#### Aim of the exercise
Print word for word the first line of the listing below and every line after it, through the line with "var yTicks = [0, 0.05, 0.1, 0.15];". Leave out the pictures and the rest.

#### Given material
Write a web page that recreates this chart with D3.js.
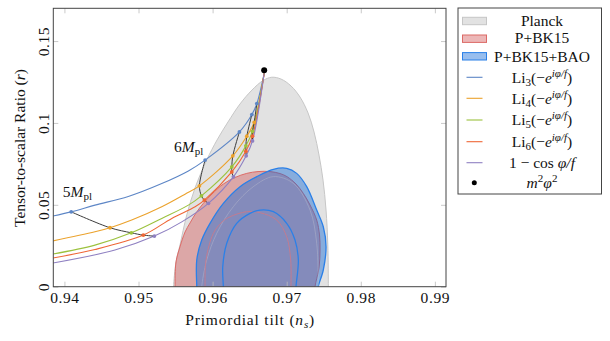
<!DOCTYPE html>
<html>
<head>
<meta charset="utf-8">
<script src="https://cdn.jsdelivr.net/npm/d3@7"></script>
<style>
  body { margin: 0; background: #fff; }
  svg { font-family: "Liberation Serif", "DejaVu Serif", serif; }
  .tick text { font-family: "Liberation Serif", "DejaVu Serif", serif; font-size: 15.5px; letter-spacing: 0.6px; fill: #111; }
</style>
</head>
<body>
<div id="chart"></div>
<script>
// chart values (ns, r)
var xTicks = [0.94, 0.95, 0.96, 0.97, 0.98, 0.99];
var yTicks = [0, 0.05, 0.1, 0.15];

var planckOuter = [[0.95473,-0.003],[0.95473,0],[0.95506,0.0151],[0.95560,0.0255],[0.95651,0.0438],[0.95763,0.0603],[0.95921,0.0774],[0.96060,0.0896],[0.96208,0.1006],[0.96370,0.1116],[0.96532,0.1201],[0.96681,0.1259],[0.96798,0.1279],[0.96923,0.1268],[0.97058,0.1226],[0.97180,0.1158],[0.97288,0.1061],[0.97369,0.0945],[0.97436,0.0804],[0.97490,0.0652],[0.97531,0.0468],[0.97555,0.0255],[0.97562,0],[0.97562,-0.003]];
var planckInner = [[0.95853,-0.003],[0.95853,0],[0.95921,0.0163],[0.96056,0.0326],[0.96280,0.0489],[0.96550,0.0611],[0.96820,0.0672],[0.97090,0.0631],[0.97315,0.0468],[0.97405,0.0265],[0.97427,0],[0.97427,-0.003]];
var bk15Outer = [[0.95493,-0.003],[0.95493,0],[0.95506,0.0151],[0.95560,0.0244],[0.95628,0.0334],[0.95695,0.0389],[0.95776,0.0450],[0.95875,0.0509],[0.95992,0.0566],[0.96145,0.0627],[0.96303,0.0667],[0.96461,0.0692],[0.96613,0.0703],[0.96775,0.0703],[0.96910,0.0691],[0.97004,0.0672],[0.97126,0.0627],[0.97224,0.0570],[0.97315,0.0499],[0.97405,0.0407],[0.97443,0.0316],[0.97450,0.0224],[0.97436,0.0114],[0.97382,0],[0.97382,-0.003]];
var bk15Inner = [[0.95898,-0.003],[0.95898,0],[0.95911,0.0163],[0.96010,0.0326],[0.96127,0.0395],[0.96235,0.0427],[0.96461,0.0458],[0.96640,0.0452],[0.96865,0.0407],[0.97000,0.0305],[0.97054,0.0163],[0.97058,0],[0.97058,-0.003]];
var baoOuter = [[0.95786,-0.003],[0.95786,0],[0.95786,0.0163],[0.95853,0.0285],[0.95965,0.0387],[0.96145,0.0509],[0.96370,0.0611],[0.96596,0.0672],[0.96820,0.0717],[0.97000,0.0723],[0.97135,0.0692],[0.97270,0.0611],[0.97405,0.0468],[0.97494,0.0366],[0.97531,0.0244],[0.97494,0.0102],[0.97427,0],[0.97427,-0.003]];
var baoInner = [[0.96145,-0.003],[0.96145,0],[0.96137,0.0122],[0.96191,0.0265],[0.96325,0.0387],[0.96505,0.0448],[0.96640,0.0468],[0.96820,0.0458],[0.97000,0.0387],[0.97112,0.0285],[0.97157,0.0163],[0.97126,0],[0.97126,-0.003]];

var li3Line = [[0.93804,0.0428],[0.94092,0.0457],[0.94412,0.0498],[0.94862,0.0551],[0.95314,0.0630],[0.95673,0.0707],[0.95899,0.0773],[0.96362,0.0945],[0.96530,0.1051],[0.96597,0.1118],[0.96696,0.1303]];
var li4Line = [[0.93804,0.0276],[0.94412,0.0335],[0.94615,0.0360],[0.94908,0.0407],[0.95314,0.0488],[0.95628,0.0565],[0.95822,0.0616],[0.96273,0.0799],[0.96462,0.0919],[0.96561,0.1004],[0.96696,0.1303]];
var li5Line = [[0.93804,0.0196],[0.94412,0.0254],[0.94903,0.0329],[0.95314,0.0417],[0.95673,0.0498],[0.95849,0.0555],[0.96259,0.0732],[0.96449,0.0860],[0.96538,0.0949],[0.96696,0.1303]];
var li6Line = [[0.93804,0.0172],[0.94412,0.0227],[0.95065,0.0315],[0.95449,0.0417],[0.95764,0.0488],[0.95889,0.0529],[0.96259,0.0701],[0.96449,0.0827],[0.96538,0.0919],[0.96696,0.1303]];
var cosLine = [[0.93804,0.0141],[0.94682,0.0224],[0.95214,0.0309],[0.95584,0.0396],[0.95943,0.0509],[0.96281,0.0671],[0.96453,0.0799],[0.96538,0.0890],[0.96696,0.1303]];

// marked points, same f for each column (5, 6, ... Mpl)
var li3Marks = [[0.94092,0.0457],[0.95899,0.0773],[0.96362,0.0945],[0.96530,0.1051],[0.96597,0.1118]];
var li4Marks = [[0.94615,0.0360],[0.95822,0.0616],[0.96273,0.0799],[0.96462,0.0919],[0.96561,0.1004]];
var li5Marks = [[0.94903,0.0329],[0.95849,0.0555],[0.96259,0.0732],[0.96449,0.0860],[0.96538,0.0949]];
var li6Marks = [[0.95065,0.0315],[0.95889,0.0529],[0.96259,0.0701],[0.96449,0.0827],[0.96538,0.0919]];
var cosMarks = [[0.95214,0.0309],[0.95943,0.0509],[0.96281,0.0671],[0.96453,0.0799],[0.96538,0.0890]];
var fLabels = ["5", "6"];

var m2phi2 = [0.96696, 0.1321];

var seriesNames = ["Li3", "Li4", "Li5", "Li6", "cos"];
var seriesColors = ["#5d86c6", "#eba22c", "#9cc23e", "#ef6636", "#8f80c2"];

var redFill = "rgb(212,96,96)", redStroke = "#dc6a66";
var blueFill = "rgb(10,100,215)", blueStroke = "#2b80e8";

var width = 610, height = 341;
var pLeft = 53.3, pRight = 446, pTop = 8.3, pBottom = 286.7;

var svg = d3.select("#chart").append("svg")
  .attr("width", width)
  .attr("height", height);

var x = d3.scaleLinear().domain([0.9385, 0.9915]).range([pLeft, pRight]);
var y = d3.scaleLinear().domain([0, 0.17]).range([pBottom, pTop]);

svg.append("clipPath").attr("id", "clip")
  .append("rect")
  .attr("x", pLeft).attr("y", pTop)
  .attr("width", pRight - pLeft).attr("height", pBottom - pTop);

var plot = svg.append("g").attr("clip-path", "url(#clip)");

var smooth = d3.line()
  .x(function(d) { return x(d[0]); })
  .y(function(d) { return y(d[1]); })
  .curve(d3.curveCatmullRom.alpha(0.5));

function region(pts, fill, opacity, stroke, sw) {
  plot.append("path")
    .attr("d", smooth(pts) + "Z")
    .attr("fill", fill)
    .attr("fill-opacity", opacity)
    .attr("stroke", stroke)
    .attr("stroke-width", sw);
}

// contours
region(planckOuter, "#e2e2e2", 1, "#c6c6c6", 1);
region(bk15Outer, redFill, 0.45, redStroke, 1);
region(baoOuter, blueFill, 0.42, blueStroke, 1.3);
region(planckInner, "none", 0, "rgba(200,200,210,0.45)", 0.8);
region(bk15Inner, "none", 0, "#c77a8c", 0.9);
region(baoInner, "none", 0, blueStroke, 1.3);

// model curves
var lines = [li3Line, li4Line, li5Line, li6Line, cosLine];
var marks = [li3Marks, li4Marks, li5Marks, li6Marks, cosMarks];

lines.forEach(function(pts, i) {
  plot.append("path")
    .attr("d", smooth(pts))
    .attr("fill", "none")
    .attr("stroke", seriesColors[i])
    .attr("stroke-width", 1.1);
});

// black lines joining equal-f points
for (var k = 0; k < li3Marks.length; k++) {
  var col = marks.map(function(m) { return m[k]; });
  plot.append("path")
    .attr("d", smooth(col))
    .attr("fill", "none")
    .attr("stroke", "#3c3c3c")
    .attr("stroke-width", 1);
}

marks.forEach(function(m, i) {
  plot.selectAll(null).data(m).enter()
    .append("circle")
    .attr("cx", function(d) { return x(d[0]); })
    .attr("cy", function(d) { return y(d[1]); })
    .attr("r", 1.9)
    .attr("fill", seriesColors[i]);
});

plot.append("circle")
  .attr("cx", x(m2phi2[0]))
  .attr("cy", y(m2phi2[1]))
  .attr("r", 3)
  .attr("fill", "#000");

// 5 Mpl and 6 Mpl labels
function mplLabel(px, py, num) {
  var t = svg.append("text")
    .attr("x", px).attr("y", py)
    .attr("font-size", 15.5)
    .attr("fill", "#111");
  t.append("tspan").text(num);
  t.append("tspan").attr("font-style", "italic").text("M");
  t.append("tspan").attr("font-size", 11).attr("dy", 3).text("pl");
}
mplLabel(x(li3Marks[0][0]) - 8.5, y(li3Marks[0][1]) - 15, fLabels[0]);
mplLabel(x(li3Marks[1][0]) - 31, y(li3Marks[1][1]) - 8.5, fLabels[1]);

// axes
var tickFmt = function(d) { return d === 0 ? "0" : String(+d.toFixed(2)); };

var gx = svg.append("g")
  .attr("transform", "translate(0," + pBottom + ")")
  .call(d3.axisBottom(x).tickValues(xTicks).tickSize(-5).tickFormat(tickFmt));
gx.selectAll(".tick text").attr("y", 16.8).attr("dy", 0);

var gxTop = svg.append("g")
  .attr("transform", "translate(0," + pTop + ")")
  .call(d3.axisTop(x).tickValues(xTicks).tickSize(-5).tickFormat(""));

var gy = svg.append("g")
  .attr("transform", "translate(" + pLeft + ",0)")
  .call(d3.axisLeft(y).tickValues(yTicks).tickSize(-5).tickFormat(tickFmt));
gy.selectAll(".tick text")
  .attr("x", 0).attr("dy", 0)
  .attr("text-anchor", "middle")
  .attr("transform", "translate(-4.8,0) rotate(-90)");

var gyRight = svg.append("g")
  .attr("transform", "translate(" + pRight + ",0)")
  .call(d3.axisRight(y).tickValues(yTicks).tickSize(-5).tickFormat(""));

[gx, gxTop, gy, gyRight].forEach(function(g) {
  g.select(".domain").remove();
  g.selectAll(".tick line").attr("stroke", "#bdbdbd").attr("stroke-width", 0.8);
});

svg.append("rect")
  .attr("x", pLeft).attr("y", pTop)
  .attr("width", pRight - pLeft).attr("height", pBottom - pTop)
  .attr("fill", "none")
  .attr("stroke", "#444")
  .attr("stroke-width", 1);

// axis titles
var xt = svg.append("text")
  .attr("x", (pLeft + pRight) / 2 + 0.5)
  .attr("y", 325)
  .attr("text-anchor", "middle")
  .attr("font-size", 15.5)
  .attr("letter-spacing", 0.8)
  .attr("fill", "#111");
xt.append("tspan").text("Primordial tilt (");
xt.append("tspan").attr("font-style", "italic").text("n");
xt.append("tspan").attr("font-style", "italic").attr("font-size", 11).attr("dy", 3).text("s");
xt.append("tspan").attr("dy", -3).text(")");

var yt = svg.append("text")
  .attr("transform", "translate(25,148) rotate(-90)")
  .attr("text-anchor", "middle")
  .attr("font-size", 15.5)
  .attr("fill", "#111");
yt.append("tspan").text("Tensor-to-scalar Ratio (");
yt.append("tspan").attr("font-style", "italic").text("r");
yt.append("tspan").text(")");

// legend
var lg = svg.append("g");
lg.append("rect")
  .attr("x", 458).attr("y", 8)
  .attr("width", 143.5).attr("height", 186)
  .attr("fill", "#fff")
  .attr("stroke", "#444")
  .attr("stroke-width", 1);

var textX = 542;
function legendText(yb) {
  return lg.append("text")
    .attr("x", textX).attr("y", yb)
    .attr("text-anchor", "middle")
    .attr("font-size", 15.5)
    .attr("fill", "#111");
}

var fillSwatches = [
  { name: "Planck", fill: "#e2e2e2", op: 1, stroke: "#c6c6c6", y: 17.3, yb: 25.7 },
  { name: "P+BK15", fill: redFill, op: 0.45, stroke: redStroke, y: 35, yb: 43.4 },
  { name: "P+BK15+BAO", fill: blueFill, op: 0.42, stroke: blueStroke, y: 52.6, yb: 61.7 }
];
fillSwatches.forEach(function(s) {
  lg.append("rect")
    .attr("x", 462.5).attr("y", s.y)
    .attr("width", 24).attr("height", 7.4)
    .attr("fill", s.fill).attr("fill-opacity", s.op)
    .attr("stroke", s.stroke).attr("stroke-width", 1);
  legendText(s.yb).text(s.name);
});

var lineRows = [77.3, 98.3, 120, 141.7, 162.7];
var liOrders = ["3", "4", "5", "6"];
seriesNames.forEach(function(n, i) {
  lg.append("line")
    .attr("x1", 466.5).attr("x2", 482.5)
    .attr("y1", lineRows[i]).attr("y2", lineRows[i])
    .attr("stroke", seriesColors[i])
    .attr("stroke-width", 1.1);
  var t = legendText(lineRows[i] + 5.2);
  if (i < 4) {
    t.append("tspan").text("Li");
    t.append("tspan").attr("font-size", 11).attr("dy", 3).text(liOrders[i]);
    t.append("tspan").attr("dy", -3).text("(\u2212");
    t.append("tspan").attr("font-style", "italic").text("e");
    t.append("tspan").attr("font-style", "italic").attr("font-size", 11).attr("dy", -6).text("i\u03c6/f");
    t.append("tspan").attr("dy", 6).text(")");
  } else {
    t.append("tspan").text("1 \u2212 cos ");
    t.append("tspan").attr("font-style", "italic").text("\u03c6/f");
  }
});

lg.append("circle")
  .attr("cx", 474.3).attr("cy", 182.7)
  .attr("r", 2.5).attr("fill", "#000");
var mt = legendText(187.5);
mt.append("tspan").attr("font-style", "italic").text("m");
mt.append("tspan").attr("font-size", 11).attr("dy", -6).text("2");
mt.append("tspan").attr("font-style", "italic").attr("dy", 6).text("\u03c6");
mt.append("tspan").attr("font-size", 11).attr("dy", -6).text("2");
</script>
</body>
</html>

#### The response
Write a web page that recreates this chart with D3.js.
<!DOCTYPE html>
<html>
<head>
<meta charset="utf-8">
<script src="https://cdn.jsdelivr.net/npm/d3@7"></script>
<style>
  body { margin: 0; background: #fff; }
  svg { font-family: "Liberation Serif", "DejaVu Serif", serif; }
  .tick text { font-family: "Liberation Serif", "DejaVu Serif", serif; font-size: 15.5px; letter-spacing: 0.6px; fill: #111; }
</style>
</head>
<body>
<div id="chart"></div>
<script>
// chart values (ns, r)
var xTicks = [0.94, 0.95, 0.96, 0.97, 0.98, 0.99];
var yTicks = [0, 0.05, 0.1, 0.15];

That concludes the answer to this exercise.